At one point, a House-Senate conference committee was appointed at 7:40 p.m., and miraculously in less than 10 minutes had approved a conference report that had somehow materialized. That agreement dropped the tobacco tax hike, but broadened the ability of casinos, Limited Video Lottery parlors, veterans and fraternal organizations to obtain exemptions to indoor smoking bans.
The report was filed at 7:50 p.m. – just 10 minutes before the Saturday night deadline for conference committee reports. However, delegates quickly soured on the hastily drafted bill, after discovering it defined smoking as inhaling “tobacco smoke or smokefrom any other plant” — which they feared could permit marijuana use at locations where smoking was permitted. With that, the bill’s chances went up in smoke, figuratively.
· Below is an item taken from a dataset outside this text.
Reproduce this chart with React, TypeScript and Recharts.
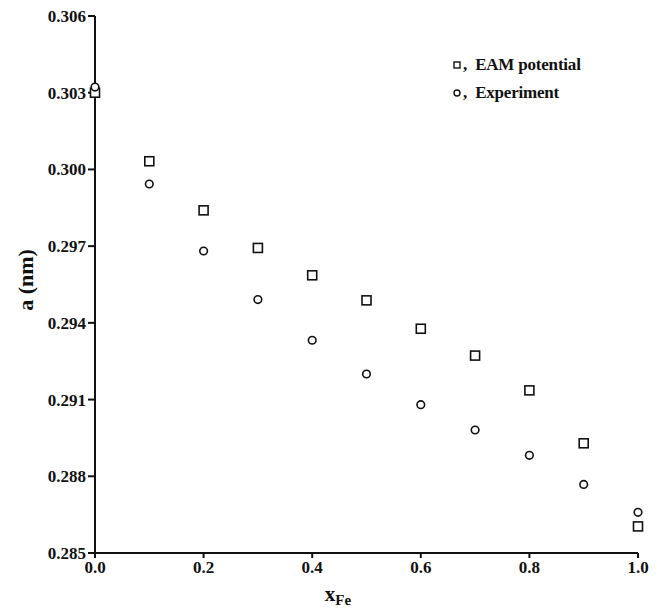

Also on the final day of the 2015 regular session:
— A resolution that would have made West Virginia the 27th of the 34 states needed to call a constitutional convention for a balanced budget amendment to the U.S. Constitution (SCR13) was allowed to die in the House, over concerns floor debate over the resolution could last for hours.
“It’s going to have to be taken up in another session,” House Judiciary Chairman John Shott, R-Mercer, said, adding, “It’s a shame we didn’t get it sooner.”
Opponents of the resolution, including former state Supreme Court Justice Richard Neeley, warned that a constitutional convention on a balanced budget amendment would actually open the entire U.S. Constitution to revision or repeal.
— On a lighter note, the Senate passed and sent to the governor a bill allowing private businesses to give money to the Division of Highways in order to fill potholes or make other minor road repairs (HB2571).
Sen. Mike Hall, R-Putnam, said the bill allows contributors to specify which repairs they are funding, noting, “In other words, you designate which pothole you want fixed.”
However, other senators, including Sen. Robert Plymale, D-Wayne, said the idea the state is asking business owners to pay for pothole repairs is a sad statement about the poor conditions and lack of maintenance of state roads.